C’est vrai que le fait d’avoir remporté cette course, en passant des cols comme le Soulor ou l’Aubisque, c’était quand même quelque chose pour moi. Ca montre que chez les amateurs, quand on est en bonne condition, on peut tirer son épingle du jeu sur chaque course. En étant franc, je dois bien dire que je n’avais pas du tout abordé la course en imaginant pouvoir gagner le général… Je voulais apprendre mais encore une fois, j’ai pris des risques pour mettre toutes les chances de mon côté. Je me suis retrouvé dans une échappée et ça a payé par la suite. De là à imaginer reproduire ce type de performances sur d’autres courses montagneuses, c’est quand même différent.
Tu avais décroché ton premier résultat référence chez les Juniors, déjà en altitude, en terminant 8e de la Classique des Alpes…
C’est justement en Juniors que j’ai commencé à bien marcher, même si j’ai attaqué le vélo très jeune. Pour ce qui est de mon Top 10 à la Classique des Alpes, je ne m’étais pas vu comme un grimpeur pour autant. Je suis de toute façon devenu un puncheur, qui aime quand même bien les parcours vallonnés. J’ai aussi une petite pointe de vitesse qui peut me servir en petit comité : c’est comme ça que je me suis vu depuis cette période-là. Cela n’a pas changé…

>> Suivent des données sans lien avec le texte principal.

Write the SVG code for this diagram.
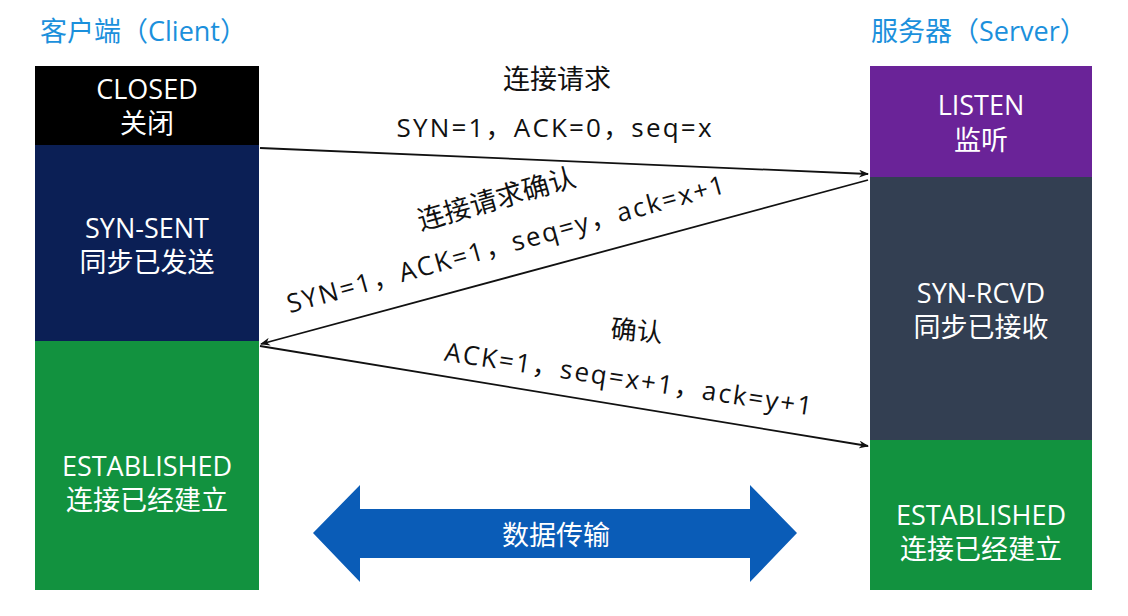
<svg xmlns="http://www.w3.org/2000/svg" width="1128" height="616" viewBox="0 0 1128 616">
<defs>
<marker id="ah" markerWidth="10" markerHeight="8" refX="9" refY="4" orient="auto" markerUnits="userSpaceOnUse">
<path d="M0,0 L10,4 L0,8 L3,4 Z" fill="#111"/>
</marker>
<style>
.t{font-family:"Open Sans","Noto Sans CJK SC",sans-serif;}
.title{font-size:27px;fill:#1b90dc;}
.st{font-size:27px;fill:#fff;text-anchor:middle;}
.lb{font-size:26px;fill:#111;text-anchor:middle;}
.ln{stroke:#111;stroke-width:1.8;fill:none;marker-end:url(#ah);}
</style>
</defs>
<rect width="1128" height="616" fill="#fff"/>
<text class="t title" x="40" y="41">客户端（Client）</text>
<text class="t title" x="871" y="41">服务器（Server）</text>

<g id="client-closed">
<rect x="35" y="66" width="224" height="80" fill="#000"/>
<text class="t st" x="147" y="99">CLOSED</text>
<text class="t st" x="147" y="133">关闭</text>
</g>
<g id="client-synsent">
<rect x="35" y="145" width="224" height="197" fill="#0b1f55"/>
<text class="t st" x="147" y="238">SYN-SENT</text>
<text class="t st" x="147" y="272">同步已发送</text>
</g>
<g id="client-established">
<rect x="35" y="341" width="224" height="249" fill="#12923f"/>
<text class="t st" x="147" y="476">ESTABLISHED</text>
<text class="t st" x="147" y="510">连接已经建立</text>
</g>

<g id="server-listen">
<rect x="870" y="66" width="222" height="112" fill="#6a2398"/>
<text class="t st" x="981" y="115">LISTEN</text>
<text class="t st" x="981" y="150">监听</text>
</g>
<g id="server-synrcvd">
<rect x="870" y="177" width="222" height="264" fill="#333f52"/>
<text class="t st" x="981" y="303">SYN-RCVD</text>
<text class="t st" x="981" y="337">同步已接收</text>
</g>
<g id="server-established">
<rect x="870" y="440" width="222" height="150" fill="#12923f"/>
<text class="t st" x="981" y="525">ESTABLISHED</text>
<text class="t st" x="981" y="559">连接已经建立</text>
</g>

<g id="connectors">
<line class="ln" x1="260" y1="148" x2="868" y2="174"/>
<line class="ln" x1="868" y1="180" x2="261" y2="344"/>
<line class="ln" x1="260" y1="346" x2="868" y2="446"/>
<text class="t lb" x="557" y="89" style="font-size:27px">连接请求</text>
<text class="t lb" x="554" y="137" textLength="315" lengthAdjust="spacing">SYN=1，ACK=0，seq=x</text>
<text class="t lb" transform="translate(499,208) rotate(-16)" textLength="163" lengthAdjust="spacing" style="font-size:27px">连接请求确认</text>
<text class="t lb" transform="translate(508,253) rotate(-15.4)" textLength="453" lengthAdjust="spacing">SYN=1，ACK=1，seq=y，ack=x+1</text>
<text class="t lb" transform="translate(636,340) rotate(5)">确认</text>
<text class="t lb" transform="translate(627,388) rotate(8.5)" textLength="371" lengthAdjust="spacing">ACK=1，seq=x+1，ack=y+1</text>
</g>

<g id="data-transfer">
<polygon points="313,533 360,485 360,509 750,509 750,485 797,533 750,582 750,558 360,558 360,582" fill="#0a5cb7"/>
<text class="t st" x="556" y="545" style="font-size:27px">数据传输</text>
</g>
</svg>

Ce qui semble ne pas avoir changé non plus depuis ton arrivée dans l'Élite, c’est ton caractère de nature discrète...
(Sourires). Je n’aime pas faire beaucoup de bruit, ce n’est pas dans ma nature. Je préfère faire mon petit bout de chemin tranquillement dans mon coin. Être assez discret, c’est voulu, ça m’arrange. J’ai toujours été comme ça et je ne compte pas changer.
Par contre, tu seras sans doute surveillé comme le lait sur le feu sur les courses dorénavant !
Bon, je sais que sur le vélo, je serai attendu l’année prochaine et plus marqué. Mais c’était déjà le cas cet été : c’est le revers de la médaille quand on marche. Il n’y a pas de soucis là-dessus, c’est normal. J’y suis préparé.